Market structure: Snap-On (SNA, $361.96) benefits from elevated call demand (put:call 0.54 vs long-term 0.65) and dealer delta-hedging that can mechanically lift the stock into near-term expiries; TTM realized vol ~24% implies moderate option pricing. The immediate market takeaway is short-term upside skew (buyers of calls), making OTM call sellers/lite longs primary beneficiaries while strict dividend-income buyers are exposed if profitability softens and payouts are cut. Risk assessment: Tail risks include an industrial demand shock (U.S. ISM <48 or auto sales down >10% YoY) that could force margin compression and a dividend suspension within 2–4 quarters; operational risks include supply-chain disruptions or large warranty costs. Near term (days–weeks) gamma flows and earnings guidance will dominate price action; medium/long term (quarters) macro cyclical exposure to tool & equipment spending will drive fundamentals. Trade implications: Favor option-premium harvesting and defined-risk directional trades over naked exposure.

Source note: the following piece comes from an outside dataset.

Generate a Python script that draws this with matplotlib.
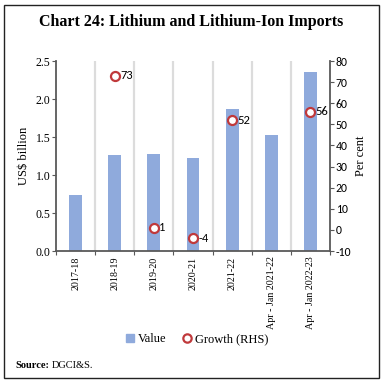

If implied vol trades above realized (24%), sell premium; if IV collapses below 18% buy upside spreads. Use cash-secured puts at strikes ~3–5% below current to acquire position on weakness, and consider pairing SNA exposure with a short SPY hedge to isolate idiosyncratic alpha. Contrarian angles: The high call volume can be directional or part of structured hedges—don’t assume durable bullish conviction. Consensus may underprice a near-term pullback risk; historical parallels (2015–16 industrial slowdowns) show 20–30% drawdowns in tooling names when end-market OEM activity deteriorates. A disciplined stop or defined-risk option overlay is essential to avoid forced ownership during a cyclical drawdown.